• _Problem to solve_
Take the lines from the top down to and including the one with "const designB = [4, 4, 4, 6, 6, 6, 8, 8, 8];" and repeat them exactly. Omit images.
— begin —
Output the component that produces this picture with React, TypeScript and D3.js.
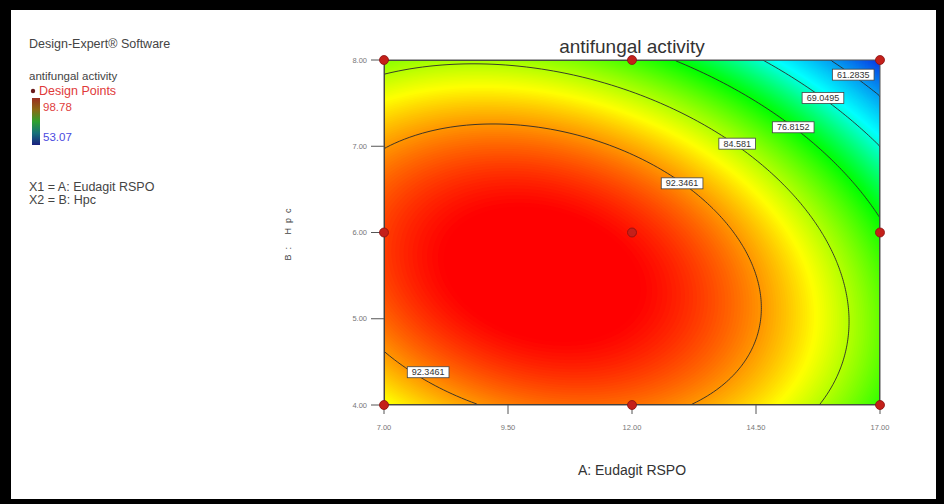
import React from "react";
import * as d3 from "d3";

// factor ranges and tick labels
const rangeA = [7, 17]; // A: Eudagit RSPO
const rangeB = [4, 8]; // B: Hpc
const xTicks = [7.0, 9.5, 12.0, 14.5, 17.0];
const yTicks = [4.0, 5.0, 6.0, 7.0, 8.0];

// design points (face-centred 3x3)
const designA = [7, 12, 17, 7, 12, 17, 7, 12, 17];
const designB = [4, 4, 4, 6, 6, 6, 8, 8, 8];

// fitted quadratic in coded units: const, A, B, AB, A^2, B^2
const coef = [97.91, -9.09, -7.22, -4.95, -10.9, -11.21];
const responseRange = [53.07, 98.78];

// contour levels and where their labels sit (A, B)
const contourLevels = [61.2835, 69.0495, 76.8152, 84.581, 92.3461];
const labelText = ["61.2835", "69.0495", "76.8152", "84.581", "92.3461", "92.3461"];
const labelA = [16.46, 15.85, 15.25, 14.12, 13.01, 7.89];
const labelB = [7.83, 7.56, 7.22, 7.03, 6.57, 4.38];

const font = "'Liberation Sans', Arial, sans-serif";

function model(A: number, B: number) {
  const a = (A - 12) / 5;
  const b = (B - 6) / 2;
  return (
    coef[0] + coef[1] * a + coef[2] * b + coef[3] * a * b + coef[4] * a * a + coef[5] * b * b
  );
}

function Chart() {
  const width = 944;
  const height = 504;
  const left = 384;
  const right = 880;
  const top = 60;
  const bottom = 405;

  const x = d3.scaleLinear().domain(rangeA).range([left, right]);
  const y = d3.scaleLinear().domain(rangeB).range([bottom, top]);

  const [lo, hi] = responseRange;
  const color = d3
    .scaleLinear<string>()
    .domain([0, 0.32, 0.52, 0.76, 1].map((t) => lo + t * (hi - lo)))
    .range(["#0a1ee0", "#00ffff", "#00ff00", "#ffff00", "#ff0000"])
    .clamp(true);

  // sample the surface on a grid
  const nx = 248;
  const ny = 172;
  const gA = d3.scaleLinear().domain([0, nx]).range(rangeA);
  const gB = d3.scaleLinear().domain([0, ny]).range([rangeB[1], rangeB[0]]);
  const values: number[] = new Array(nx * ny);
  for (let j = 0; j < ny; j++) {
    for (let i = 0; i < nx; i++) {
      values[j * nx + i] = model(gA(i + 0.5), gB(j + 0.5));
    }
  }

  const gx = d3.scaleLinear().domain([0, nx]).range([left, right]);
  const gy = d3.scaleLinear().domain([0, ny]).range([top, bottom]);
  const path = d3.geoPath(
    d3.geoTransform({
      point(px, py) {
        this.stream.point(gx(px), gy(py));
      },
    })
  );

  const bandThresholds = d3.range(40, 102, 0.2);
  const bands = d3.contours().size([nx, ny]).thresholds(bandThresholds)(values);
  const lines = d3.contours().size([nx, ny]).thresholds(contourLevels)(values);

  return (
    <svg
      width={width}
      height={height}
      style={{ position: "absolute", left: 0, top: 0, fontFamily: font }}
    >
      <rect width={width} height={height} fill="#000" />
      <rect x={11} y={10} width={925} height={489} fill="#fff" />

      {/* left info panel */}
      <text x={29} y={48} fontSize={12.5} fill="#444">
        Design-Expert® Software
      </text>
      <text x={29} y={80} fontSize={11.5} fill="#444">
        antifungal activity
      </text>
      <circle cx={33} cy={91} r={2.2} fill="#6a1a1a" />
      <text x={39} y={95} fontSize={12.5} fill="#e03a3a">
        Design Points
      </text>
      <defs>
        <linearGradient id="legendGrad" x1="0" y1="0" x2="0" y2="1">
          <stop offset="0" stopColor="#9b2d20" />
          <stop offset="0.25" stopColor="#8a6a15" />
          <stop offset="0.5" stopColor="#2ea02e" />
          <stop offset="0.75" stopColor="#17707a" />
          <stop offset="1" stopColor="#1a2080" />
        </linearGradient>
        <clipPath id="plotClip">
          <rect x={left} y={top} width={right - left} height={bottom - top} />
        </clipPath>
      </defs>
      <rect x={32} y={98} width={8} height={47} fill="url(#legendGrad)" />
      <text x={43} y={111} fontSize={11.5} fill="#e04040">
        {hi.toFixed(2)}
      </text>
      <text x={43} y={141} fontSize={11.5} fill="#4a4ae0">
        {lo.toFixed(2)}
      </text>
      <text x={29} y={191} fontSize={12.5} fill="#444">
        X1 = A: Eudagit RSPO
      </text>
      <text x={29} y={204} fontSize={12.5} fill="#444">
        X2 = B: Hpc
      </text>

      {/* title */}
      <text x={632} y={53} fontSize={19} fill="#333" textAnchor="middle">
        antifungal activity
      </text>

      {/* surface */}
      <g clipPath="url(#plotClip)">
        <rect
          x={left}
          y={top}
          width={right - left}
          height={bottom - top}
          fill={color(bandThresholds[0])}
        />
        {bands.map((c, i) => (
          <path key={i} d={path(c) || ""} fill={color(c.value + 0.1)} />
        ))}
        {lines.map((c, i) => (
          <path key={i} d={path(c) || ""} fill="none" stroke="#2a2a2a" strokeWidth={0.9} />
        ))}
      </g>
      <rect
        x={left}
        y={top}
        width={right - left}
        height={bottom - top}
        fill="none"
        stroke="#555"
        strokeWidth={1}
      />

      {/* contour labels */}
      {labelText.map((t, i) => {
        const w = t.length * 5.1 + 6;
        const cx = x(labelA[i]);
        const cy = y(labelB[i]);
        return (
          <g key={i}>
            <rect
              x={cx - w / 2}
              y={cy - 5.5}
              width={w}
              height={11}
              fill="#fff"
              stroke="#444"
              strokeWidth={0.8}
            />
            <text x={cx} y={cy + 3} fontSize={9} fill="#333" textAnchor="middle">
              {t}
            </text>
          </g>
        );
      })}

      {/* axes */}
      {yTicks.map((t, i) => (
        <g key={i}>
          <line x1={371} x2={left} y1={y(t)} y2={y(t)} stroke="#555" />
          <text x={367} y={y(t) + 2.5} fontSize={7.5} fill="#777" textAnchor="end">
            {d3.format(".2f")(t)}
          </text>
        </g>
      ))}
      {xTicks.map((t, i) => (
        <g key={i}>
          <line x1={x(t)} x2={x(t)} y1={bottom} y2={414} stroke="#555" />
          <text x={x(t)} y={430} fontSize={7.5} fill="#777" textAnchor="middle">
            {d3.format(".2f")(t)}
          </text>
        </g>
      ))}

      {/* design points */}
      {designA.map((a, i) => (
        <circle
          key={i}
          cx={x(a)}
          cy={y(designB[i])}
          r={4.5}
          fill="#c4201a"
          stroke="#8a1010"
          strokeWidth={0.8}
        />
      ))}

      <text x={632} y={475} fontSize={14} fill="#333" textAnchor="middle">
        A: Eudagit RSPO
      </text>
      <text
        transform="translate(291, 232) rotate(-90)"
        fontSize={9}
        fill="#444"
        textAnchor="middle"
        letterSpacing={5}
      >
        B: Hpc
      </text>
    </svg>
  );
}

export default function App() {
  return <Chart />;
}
— end —
• _Result of the task_
Output the component that produces this picture with React, TypeScript and D3.js.
import React from "react";
import * as d3 from "d3";

// factor ranges and tick labels
const rangeA = [7, 17]; // A: Eudagit RSPO
const rangeB = [4, 8]; // B: Hpc
const xTicks = [7.0, 9.5, 12.0, 14.5, 17.0];
const yTicks = [4.0, 5.0, 6.0, 7.0, 8.0];

// design points (face-centred 3x3)
const designA = [7, 12, 17, 7, 12, 17, 7, 12, 17];
const designB = [4, 4, 4, 6, 6, 6, 8, 8, 8];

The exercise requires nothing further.